Trying to set up a crawl for an E-Commerce site, some elements only seem to load properly when scrolled too. I'm having trouble getting the timings for the Scroll so that I can actually pull data from a Table hidden under a Tab. Any help with the Sitemap would be greatly appreciated.

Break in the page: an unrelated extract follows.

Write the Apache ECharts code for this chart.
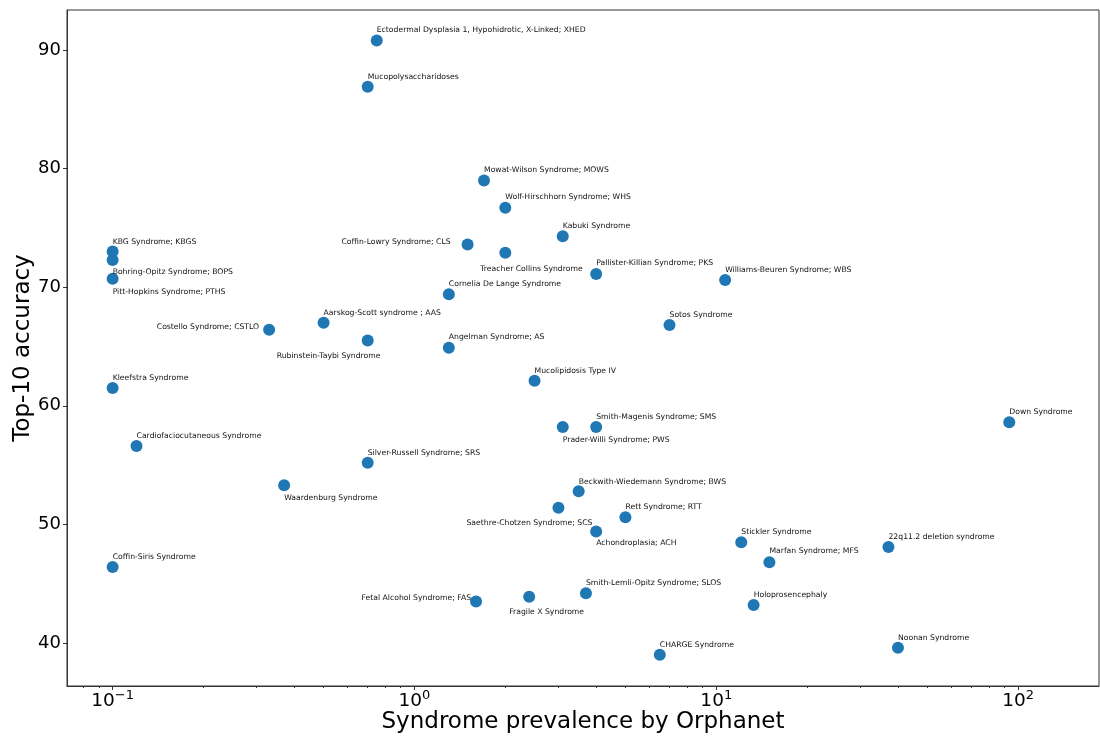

{"_id":"wol_test1","startUrl":["https://www.wolseley.co.uk/product/safety-assured-hc-x-whi-self-assured-external-finger-protector-white-1980mm-%28each%29/","https://www.wolseley.co.uk/product/briton-door-closers-door-closer-2003e-silver-%28each%29/","https://www.wolseley.co.uk/product/ts71-se-en3-4-door-closer-%28each%29/","https://www.wolseley.co.uk/product/ts83-bcdc-se-en2-5-door-closer-%28each%29/","https://www.wolseley.co.uk/product/briton-121ce-door-closer-silver-%28each%29/"],"selectors":[{"id":"name","multiple":false,"parentSelectors":["_root"],"regex":"","selector":"p.jss96","type":"SelectorText"},{"id":"wol_code","multiple":false,"parentSelectors":["_root"],"regex":"","selector":"p.jss97","type":"SelectorText"},{"id":"price","multiple":false,"parentSelectors":["_root"],"regex":"","selector":"p.jss98","type":"SelectorText"},{"clickElementSelector":".jss308 button","clickElementUniquenessType":"uniqueText","clickType":"clickOnce","delay":1500,"discardInitialElements":"do-not-discard","id":"table","multiple":false,"parentSelectors":["_root"],"selector":"div.jss156","type":"SelectorElementClick"},{"id":"brand","multiple":false,"parentSelectors":["table"],"regex":"","selector":"tr:contains('Brand') td.jss264","type":"SelectorText"},{"id":"sup_code","multiple":false,"parentSelectors":["table"],"regex":"","selector":"tr:contains('Supplier Product Code') td.jss264","type":"SelectorText"},{"delay":1000,"elementLimit":40,"id":"scroll","multiple":false,"parentSelectors":["_root"],"selector":"div.jss307","type":"SelectorElementScroll"}]}

ViestursWS · October 27, 2022, 1:11pm

@Dismas Hello, In order to fix that you should change the selector order to 'click > scroll > extract text data'.

Example:

{"_id":"wol_test1","startUrl":["https://www.wolseley.co.uk/product/safety-assured-hc-x-whi-self-assured-external-finger-protector-white-1980mm-%28each%29/","https://www.wolseley.co.uk/product/briton-door-closers-door-closer-2003e-silver-%28each%29/","https://www.wolseley.co.uk/product/ts71-se-en3-4-door-closer-%28each%29/","https://www.wolseley.co.uk/product/ts83-bcdc-se-en2-5-door-closer-%28each%29/","https://www.wolseley.co.uk/product/briton-121ce-door-closer-silver-%28each%29/"],"selectors":[{"id":"name","multiple":false,"parentSelectors":["scroll"],"regex":"","selector":"p[data-testid=\"product-name\"]","type":"SelectorText"},{"id":"wol_code","multiple":false,"parentSelectors":["scroll"],"regex":"","selector":"p[data-testid=\"product-code\"]","type":"SelectorText"},{"id":"price","multiple":false,"parentSelectors":["scroll"],"regex":"","selector":"p[data-testid=\"price\"]","type":"SelectorText"},{"clickElementSelector":"p[data-testid=\"title\"]:contains(\"Technical specifications\")","clickElementUniquenessType":"uniqueCSSSelector","clickType":"clickOnce","delay":2000,"discardInitialElements":"discard-when-click-element-exists","id":"table","multiple":true,"parentSelectors":["_root"],"selector":"table#pdp-product-specs","type":"SelectorElementClick"},{"id":"brand","multiple":false,"parentSelectors":["scroll"],"regex":"","selector":"tr:contains('Brand') td + td","type":"SelectorText"},{"id":"sup_code","multiple":false,"parentSelectors":["scroll"],"regex":"","selector":"tr:contains('Supplier Product Code') td + td","type":"SelectorText"},{"delay":1000,"elementLimit":0,"id":"scroll","multiple":false,"parentSelectors":["_root"],"selector":"body","type":"SelectorElementScroll"}]}

Dismas · October 27, 2022, 2:59pm

Works great! getting all the data i was after now, thanks

only tiny issue with it is that it only seems to run if the crawler window is "ontop" is there any way around this?

ViestursWS · October 31, 2022, 2:40pm

@Dismas Hi, yes, the scraper window has to be opened, otherwise, the click/scroll selector will not keep executing. Would suggest using another monitor or launching the scrape in Web Scraper Cloud in case that might interfere with your daily workflow.